** Begin **

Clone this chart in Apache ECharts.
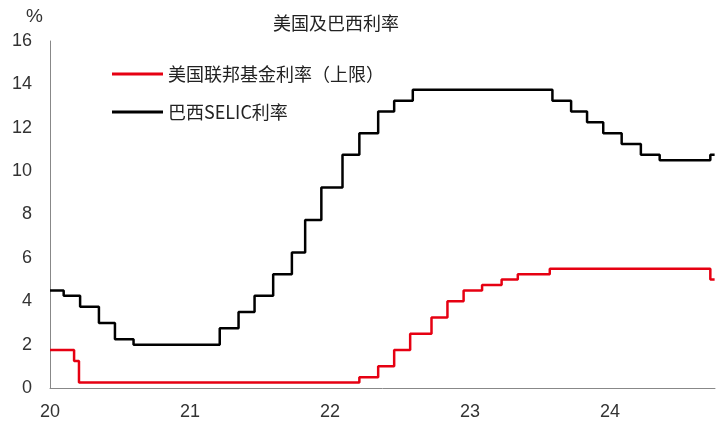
<!DOCTYPE html>
<html>
<head>
<meta charset="utf-8">
<script src="https://cdn.jsdelivr.net/npm/echarts@6/dist/echarts.min.js"></script>
<style>
  html, body { margin: 0; padding: 0; background: #fff; }
  #chart { width: 723px; height: 426px; }
</style>
</head>
<body>
<div id="chart"></div>
<script>
// Policy-rate decision dates and the rate in force from that date on
const fedDates = ['2020-01-01', '2020-03-03', '2020-03-16', '2022-03-17', '2022-05-05', '2022-06-16',
  '2022-07-28', '2022-09-22', '2022-11-03', '2022-12-15', '2023-02-02', '2023-03-23',
  '2023-05-04', '2023-07-27', '2024-09-19', '2024-09-30'];
const fedRates = [1.75, 1.25, 0.25, 0.50, 1.00, 1.75, 2.50, 3.25, 4.00, 4.50, 4.75, 5.00, 5.25, 5.50, 5.00, 5.00];

const selicDates = ['2020-01-01', '2020-02-06', '2020-03-19', '2020-05-07', '2020-06-18', '2020-08-06',
  '2021-03-18', '2021-05-06', '2021-06-17', '2021-08-05', '2021-09-23', '2021-10-28',
  '2021-12-09', '2022-02-03', '2022-03-17', '2022-05-05', '2022-06-16', '2022-08-04',
  '2023-08-03', '2023-09-21', '2023-11-02', '2023-12-14', '2024-02-01', '2024-03-21',
  '2024-05-09', '2024-09-19', '2024-09-30'];
const selicRates = [4.50, 4.25, 3.75, 3.00, 2.25, 2.00, 2.75, 3.50, 4.25, 5.25, 6.25, 7.75, 9.25,
  10.75, 11.75, 12.75, 13.25, 13.75, 13.25, 12.75, 12.25, 11.75, 11.25, 10.75, 10.50, 10.75, 10.75];

const yearLabels = ['20', '21', '22', '23', '24'];
const seriesNames = ['美国联邦基金利率（上限）', '巴西SELIC利率'];

// Months elapsed since 2020-01-01 (fractional within the month)
function toMonths(s) {
  const [y, m, d] = s.split('-').map(Number);
  const dim = new Date(y, m, 0).getDate();
  return (y - 2020) * 12 + (m - 1) + (d - 1) / dim;
}
const pairs = (dates, vals) => dates.map((d, i) => [toMonths(d), vals[i]]);

const FONT = '"Noto Sans CJK SC", "Noto Sans", sans-serif';
const NUM_FONT = '"Liberation Sans", Arial, sans-serif';
const chart = echarts.init(document.getElementById('chart'));
chart.setOption({
  animation: false,
  title: {
    text: '美国及巴西利率',
    left: 331, top: 9, textAlign: 'center',
    textStyle: { fontFamily: FONT, fontSize: 18, fontWeight: 'normal', color: '#222' }
  },
  legend: {
    orient: 'vertical',
    left: 107, top: 60,
    itemWidth: 51, itemHeight: 3, itemGap: 20,
    icon: 'rect',
    textStyle: { fontFamily: FONT, fontSize: 18, color: '#222' },
    data: seriesNames
  },
  grid: { left: 50, right: 8, top: 41, bottom: 38 },
  xAxis: {
    type: 'value',
    min: 0, max: 57, interval: 12,
    axisLine: { lineStyle: { color: '#888', width: 1 } },
    axisTick: { show: false },
    splitLine: { show: false },
    axisLabel: {
      margin: 15, fontFamily: NUM_FONT, fontSize: 18, color: '#333', showMaxLabel: false,
      formatter: v => (v % 12 === 0 ? yearLabels[v / 12] : '')
    }
  },
  yAxis: {
    type: 'value',
    min: 0, max: 16, interval: 2,
    name: '%',
    nameLocation: 'end',
    nameGap: 15,
    nameTextStyle: { fontFamily: NUM_FONT, fontSize: 19, color: '#333', align: 'right', padding: [0, 7, 0, 0] },
    axisLine: { show: true, lineStyle: { color: '#888', width: 1 } },
    axisTick: { show: false },
    splitLine: { show: false },
    axisLabel: { margin: 18, fontFamily: NUM_FONT, fontSize: 18, color: '#333' }
  },
  series: [
    {
      name: seriesNames[0], type: 'line', step: 'end', showSymbol: false, symbol: 'none',
      color: '#e60012', lineStyle: { width: 2.5, color: '#e60012' },
      data: pairs(fedDates, fedRates)
    },
    {
      name: seriesNames[1], type: 'line', step: 'end', showSymbol: false, symbol: 'none',
      color: '#000', lineStyle: { width: 2.5, color: '#000' },
      data: pairs(selicDates, selicRates)
    }
  ]
});
</script>
</body>
</html>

** End **

WHAT YOU SHOULD DO.
Write out again every line above exactly as given; the pictures do not belong in the copy.

TASK RESPONSE.
Clone this chart in Apache ECharts.
<!DOCTYPE html>
<html>
<head>
<meta charset="utf-8">
<script src="https://cdn.jsdelivr.net/npm/echarts@6/dist/echarts.min.js"></script>
<style>
  html, body { margin: 0; padding: 0; background: #fff; }
  #chart { width: 723px; height: 426px; }
</style>
</head>
<body>
<div id="chart"></div>
<script>
// Policy-rate decision dates and the rate in force from that date on
const fedDates = ['2020-01-01', '2020-03-03', '2020-03-16', '2022-03-17', '2022-05-05', '2022-06-16',
  '2022-07-28', '2022-09-22', '2022-11-03', '2022-12-15', '2023-02-02', '2023-03-23',
  '2023-05-04', '2023-07-27', '2024-09-19', '2024-09-30'];
const fedRates = [1.75, 1.25, 0.25, 0.50, 1.00, 1.75, 2.50, 3.25, 4.00, 4.50, 4.75, 5.00, 5.25, 5.50, 5.00, 5.00];

const selicDates = ['2020-01-01', '2020-02-06', '2020-03-19', '2020-05-07', '2020-06-18', '2020-08-06',
  '2021-03-18', '2021-05-06', '2021-06-17', '2021-08-05', '2021-09-23', '2021-10-28',
  '2021-12-09', '2022-02-03', '2022-03-17', '2022-05-05', '2022-06-16', '2022-08-04',
  '2023-08-03', '2023-09-21', '2023-11-02', '2023-12-14', '2024-02-01', '2024-03-21',
  '2024-05-09', '2024-09-19', '2024-09-30'];
const selicRates = [4.50, 4.25, 3.75, 3.00, 2.25, 2.00, 2.75, 3.50, 4.25, 5.25, 6.25, 7.75, 9.25,
  10.75, 11.75, 12.75, 13.25, 13.75, 13.25, 12.75, 12.25, 11.75, 11.25, 10.75, 10.50, 10.75, 10.75];

const yearLabels = ['20', '21', '22', '23', '24'];
const seriesNames = ['美国联邦基金利率（上限）', '巴西SELIC利率'];

// Months elapsed since 2020-01-01 (fractional within the month)
function toMonths(s) {
  const [y, m, d] = s.split('-').map(Number);
  const dim = new Date(y, m, 0).getDate();
  return (y - 2020) * 12 + (m - 1) + (d - 1) / dim;
}
const pairs = (dates, vals) => dates.map((d, i) => [toMonths(d), vals[i]]);

const FONT = '"Noto Sans CJK SC", "Noto Sans", sans-serif';
const NUM_FONT = '"Liberation Sans", Arial, sans-serif';
const chart = echarts.init(document.getElementById('chart'));
chart.setOption({
  animation: false,
  title: {
    text: '美国及巴西利率',
    left: 331, top: 9, textAlign: 'center',
    textStyle: { fontFamily: FONT, fontSize: 18, fontWeight: 'normal', color: '#222' }
  },
  legend: {
    orient: 'vertical',
    left: 107, top: 60,
    itemWidth: 51, itemHeight: 3, itemGap: 20,
    icon: 'rect',
    textStyle: { fontFamily: FONT, fontSize: 18, color: '#222' },
    data: seriesNames
  },
  grid: { left: 50, right: 8, top: 41, bottom: 38 },
  xAxis: {
    type: 'value',
    min: 0, max: 57, interval: 12,
    axisLine: { lineStyle: { color: '#888', width: 1 } },
    axisTick: { show: false },
    splitLine: { show: false },
    axisLabel: {
      margin: 15, fontFamily: NUM_FONT, fontSize: 18, color: '#333', showMaxLabel: false,
      formatter: v => (v % 12 === 0 ? yearLabels[v / 12] : '')
    }
  },
  yAxis: {
    type: 'value',
    min: 0, max: 16, interval: 2,
    name: '%',
    nameLocation: 'end',
    nameGap: 15,
    nameTextStyle: { fontFamily: NUM_FONT, fontSize: 19, color: '#333', align: 'right', padding: [0, 7, 0, 0] },
    axisLine: { show: true, lineStyle: { color: '#888', width: 1 } },
    axisTick: { show: false },
    splitLine: { show: false },
    axisLabel: { margin: 18, fontFamily: NUM_FONT, fontSize: 18, color: '#333' }
  },
  series: [
    {
      name: seriesNames[0], type: 'line', step: 'end', showSymbol: false, symbol: 'none',
      color: '#e60012', lineStyle: { width: 2.5, color: '#e60012' },
      data: pairs(fedDates, fedRates)
    },
    {
      name: seriesNames[1], type: 'line', step: 'end', showSymbol: false, symbol: 'none',
      color: '#000', lineStyle: { width: 2.5, color: '#000' },
      data: pairs(selicDates, selicRates)
    }
  ]
});
</script>
</body>
</html>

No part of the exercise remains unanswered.